Agostino, con la sua profonda conoscenza del cuore umano, vede nell’orgoglio la radice di ogni rovina, anche la rovina della terra. “L’uomo superbo non è mai custode, è sempre predatore. Perché il superbo non sa amare, sa solo possedere. Possiede la terra, la sfrutta, la svuota.” Ma chi vive per il possesso distrugge ciò che ama. Il creato non è una miniera, ma un magnifico monumento, una casa in cui siamo ospiti. Il mondo è dono di Dio, affidato alla nostra responsabilità, affinché lo custodiamo e ne traiamo beneficio con rispetto. La questione ecologica è, in fondo, una questione morale. Non si può amare il Creatore e calpestare la sua opera. “Non si può adorare Cristo e distruggere la terra su cui Egli è passato, i cieli sotto cui ha pregato, il mare che ha placato”.

 Contemplazione e conversione Ma come tornare a un rapporto giusto con il creato? Non basta la tecnica, non bastano le leggi. Serve una conversione dello sguardo. La radice della crisi ecologica è una crisi spirituale. Abbiamo perso il senso del mondo come theophania, epifania, manifestazione di Dio. Abbiamo smarrito la capacità di stupirci. “Interroga la bellezza”. Non osservare soltanto. Interroga. Ascolta. “Contemplare il creato è pregare con gli occhi”, è, continua Agostino, vedere il cielo non solo come spazio, ma come promessa. È sentire l’oceano non solo come massa d’acqua, ma come profondità del mistero. È riconoscere che ogni fiore, ogni albero, ogni animale è una parola di Dio. Per questo la custodia del creato è inseparabile dalla custodia del cuore. Non c’è una vera ecologia della terra senza un’ecologia dello spirito. La violenza verso la natura nasce dalla violenza interiore, dall’avidità, dall’egoismo, dalla mancanza di pace. È inutile piantare alberi fuori, se lasciamo seccare l’albero della nostra anima. Agostino direbbe: inizia dal cuore. Non puoi amare il creato se non ami il Creatore. Non puoi custodire la terra se non impari a custodire te stesso. Il primo giardino da coltivare è l’anima. Il mondo è lo spazio che non ha bisogno di noi, ma in cui noi siamo venuti a stare; si è lasciato plasmare, adattandosi alla nostra presenza.
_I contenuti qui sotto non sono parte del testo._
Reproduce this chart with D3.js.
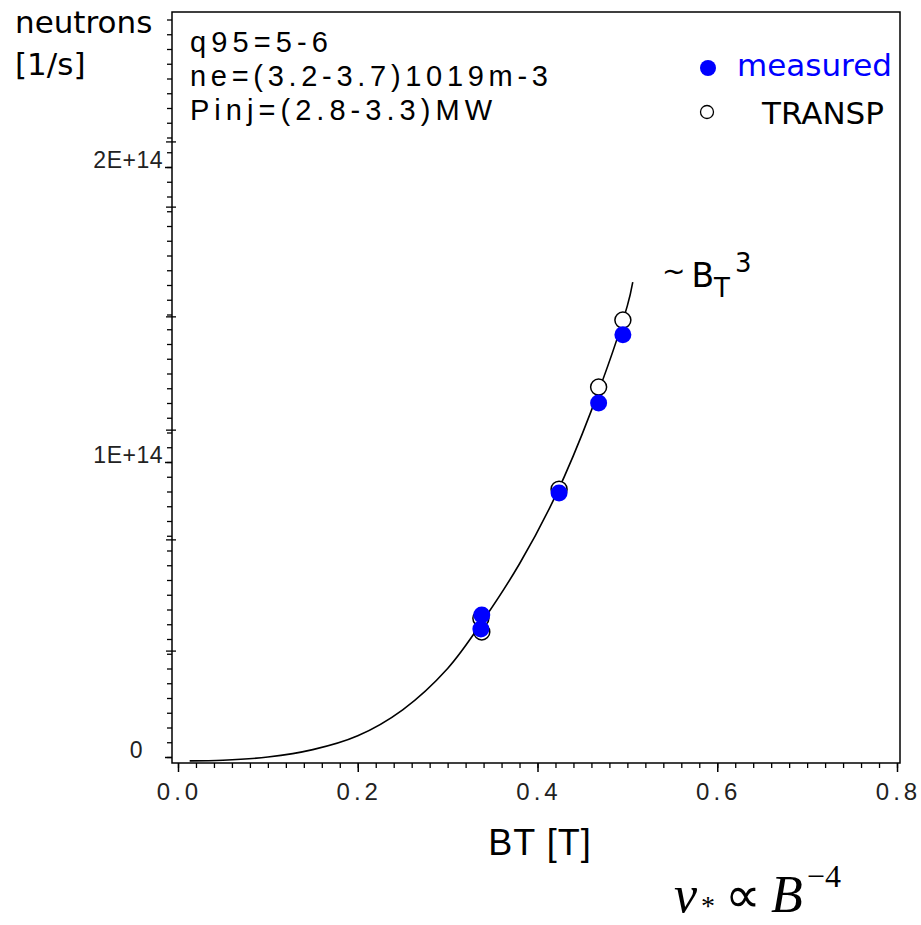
<!DOCTYPE html>
<html>
<head>
<meta charset="utf-8">
<script src="https://cdn.jsdelivr.net/npm/d3@7"></script>
<style>
  body { margin: 0; background: #fff; }
  svg { display: block; }
</style>
</head>
<body>
<div id="chart"></div>
<script>
// data (neutron rates in units of 1E+14 1/s)
var measuredBT = [0.495, 0.468, 0.424, 0.338, 0.337];
var measuredN  = [1.431, 1.200, 0.895, 0.481, 0.434];

var transpBT = [0.495, 0.468, 0.424, 0.338, 0.337];
var transpN  = [1.481, 1.254, 0.908, 0.424, 0.470];

// the ~BT^3 curve as drawn
var fitBT = [0.013, 0.05, 0.10, 0.15, 0.20, 0.25, 0.30, 0.34, 0.38, 0.42, 0.46, 0.50, 0.506];
var fitN  = [-0.013, -0.011, 0.000, 0.025, 0.072, 0.160, 0.300, 0.465, 0.655, 0.885, 1.175, 1.530, 1.610];

var xMajor = [0, 0.2, 0.4, 0.6, 0.8];
var yMajor = [0, 1, 2];
var yLabels = ["0", "1E+14", "2E+14"];
// odd extra ticks that cross the y axis
var yOddTicks = [0.359, 0.736, 1.108, 1.492, 1.864, 2.085];

var infoLines = ["q95=5-6", "ne=(3.2-3.7)1019m-3", "Pinj=(2.8-3.3)MW"];

//Set up chart
var svgWidth = 921;
var svgHeight = 925;

var frame = { left: 172, right: 900, top: 12, bottom: 763 };

var svg = d3.select("#chart")
  .append("svg")
  .attr("width", svgWidth)
  .attr("height", svgHeight);

var x = d3.scaleLinear().domain([0, 0.8]).range([178, 897]);
var y = d3.scaleLinear().domain([0, 2]).range([757, 167]);

var tickFont = "'Liberation Sans', Arial, sans-serif";

// minor tick values
var xMinor = d3.range(0, 41).map(i => i * 0.02).filter(v => v < 0.8035);
var yMinor = d3.range(0, 51).map(i => i * 0.05);

// frame
svg.append("rect")
  .attr("x", frame.left)
  .attr("y", frame.top)
  .attr("width", frame.right - frame.left)
  .attr("height", frame.bottom - frame.top)
  .attr("fill", "none")
  .attr("stroke", "#000")
  .attr("stroke-width", 1.5);

// x axis minor + major
svg.append("g")
  .attr("transform", `translate(0, ${frame.bottom})`)
  .call(d3.axisBottom(x).tickValues(xMinor).tickSize(5).tickFormat(""))
  .call(g => g.select(".domain").remove())
  .selectAll("line").attr("stroke-width", 1.3);

var xAxis = svg.append("g")
  .attr("transform", `translate(0, ${frame.bottom})`)
  .call(d3.axisBottom(x).tickValues(xMajor).tickSize(9).tickFormat(d3.format(".1f")));
xAxis.select(".domain").remove();
xAxis.selectAll("line").attr("stroke-width", 1.5);
xAxis.selectAll("text")
  .attr("y", 37)
  .attr("dy", 0)
  .attr("dx", 1)
  .attr("fill", "#222")
  .style("font-family", tickFont)
  .style("font-size", "24px")
  .style("letter-spacing", "4px");

// y axis minor + major
svg.append("g")
  .attr("transform", `translate(${frame.left}, 0)`)
  .call(d3.axisLeft(y).tickValues(yMinor).tickSize(5).tickFormat(""))
  .call(g => g.select(".domain").remove())
  .selectAll("line").attr("stroke-width", 1.3);

var yAxis = svg.append("g")
  .attr("transform", `translate(${frame.left}, 0)`)
  .call(d3.axisLeft(y).tickValues(yMajor).tickSize(7)
    .tickFormat((d, i) => yLabels[i]));
yAxis.select(".domain").remove();
yAxis.selectAll("line").attr("stroke-width", 1.5);
yAxis.selectAll("text")
  .attr("x", d => d === 0 ? -29 : -9)
  .attr("dy", 0)
  .attr("fill", "#222")
  .style("font-family", tickFont)
  .style("font-size", "23px")
  .style("letter-spacing", "0.5px");

// odd crossing ticks
svg.append("g")
  .selectAll("line")
  .data(yOddTicks)
  .enter()
  .append("line")
  .attr("x1", frame.left - 6)
  .attr("x2", frame.left + 4)
  .attr("y1", d => y(d))
  .attr("y2", d => y(d))
  .attr("stroke", "#000")
  .attr("stroke-width", 1.3);

// curve
var fitData = fitBT.map((b, i) => ({ b: b, n: fitN[i] }));
svg.append("path")
  .datum(fitData)
  .attr("fill", "none")
  .attr("stroke", "#000")
  .attr("stroke-width", 1.6)
  .attr("d", d3.line().x(d => x(d.b)).y(d => y(d.n)).curve(d3.curveCatmullRom));

// TRANSP points (open)
svg.append("g")
  .selectAll("circle")
  .data(transpBT.map((b, i) => ({ b: b, n: transpN[i] })))
  .enter()
  .append("circle")
  .attr("cx", d => x(d.b))
  .attr("cy", d => y(d.n))
  .attr("r", 8)
  .attr("fill", "#fff")
  .attr("stroke", "#000")
  .attr("stroke-width", 1.5);

// measured points (filled blue)
svg.append("g")
  .selectAll("circle")
  .data(measuredBT.map((b, i) => ({ b: b, n: measuredN[i] })))
  .enter()
  .append("circle")
  .attr("cx", d => x(d.b))
  .attr("cy", d => y(d.n))
  .attr("r", 8.5)
  .attr("fill", "#0000ff");

// y title
var sansFont = "'DejaVu Sans', Verdana, sans-serif";
svg.append("text").attr("x", 15).attr("y", 33)
  .style("font-family", sansFont).style("font-size", "31px")
  .text("neutrons");
svg.append("text").attr("x", 15).attr("y", 75)
  .style("font-family", sansFont).style("font-size", "31px")
  .text("[1/s]");

// info lines
var infoWidths = [138, 358, 302];
svg.append("g")
  .selectAll("text")
  .data(infoLines)
  .enter()
  .append("text")
  .attr("x", 190)
  .attr("y", (d, i) => 52 + i * 34)
  .attr("textLength", (d, i) => infoWidths[i])
  .attr("lengthAdjust", "spacing")
  .style("font-family", tickFont)
  .style("font-size", "29px")
  .text(d => d);

// legend
svg.append("circle").attr("cx", 708).attr("cy", 68).attr("r", 8).attr("fill", "#0000ff");
svg.append("text").attr("x", 737).attr("y", 76)
  .attr("fill", "#0000ff")
  .style("font-family", sansFont).style("font-size", "31px")
  .text("measured");
svg.append("circle").attr("cx", 707).attr("cy", 112).attr("r", 6.5)
  .attr("fill", "#fff").attr("stroke", "#000").attr("stroke-width", 1.3);
svg.append("text").attr("x", 762).attr("y", 124)
  .style("font-family", sansFont).style("font-size", "31px")
  .text("TRANSP");

// ~BT^3 label
var fitLabel = svg.append("text").attr("x", 662).attr("y", 287)
  .style("font-family", sansFont).style("font-size", "33px");
fitLabel.append("tspan").style("font-size", "28px").attr("dy", -6).text("~");
fitLabel.append("tspan").attr("dx", 6).attr("dy", 6).text("B");
fitLabel.append("tspan").style("font-size", "26px").attr("dx", 0).attr("dy", 10).text("T");
fitLabel.append("tspan").style("font-size", "26px").attr("dx", 5).attr("dy", -25).text("3");

// x title
svg.append("text")
  .attr("x", 540)
  .attr("y", 855)
  .attr("text-anchor", "middle")
  .style("font-family", tickFont)
  .style("font-size", "36px")
  .style("letter-spacing", "1px")
  .text("BT [T]");

// scaling note
var serif = "'Liberation Serif', 'Times New Roman', serif";
var note = svg.append("text").attr("x", 674).attr("y", 912)
  .style("font-family", serif).style("font-size", "52px");
note.append("tspan").style("font-style", "italic").text("ν");
note.append("tspan").style("font-size", "28px").attr("dx", 4).attr("dy", 3).text("*");
note.append("tspan").style("font-size", "50px").attr("dx", 10).attr("dy", -3).text("∝");
note.append("tspan").style("font-style", "italic").attr("dx", 10).text("B");
note.append("tspan").style("font-size", "32px").attr("dx", 4).attr("dy", -25).text("−4");
</script>
</body>
</html>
E anche adesso, che lo abbiamo modificato per trovare il nostro posto, ci chiede soltanto di riconoscere il suo ordine, di viverlo con rispetto. La creazione è una presenza che ci accoglie, non un semplice strumento da utilizzare, ma un bene da custodire con gratitudine. “Interroga la bellezza”, ci invita Agostino, ricordandoci che, se sapremo contemplarlo, il creato avrà molto da dirci.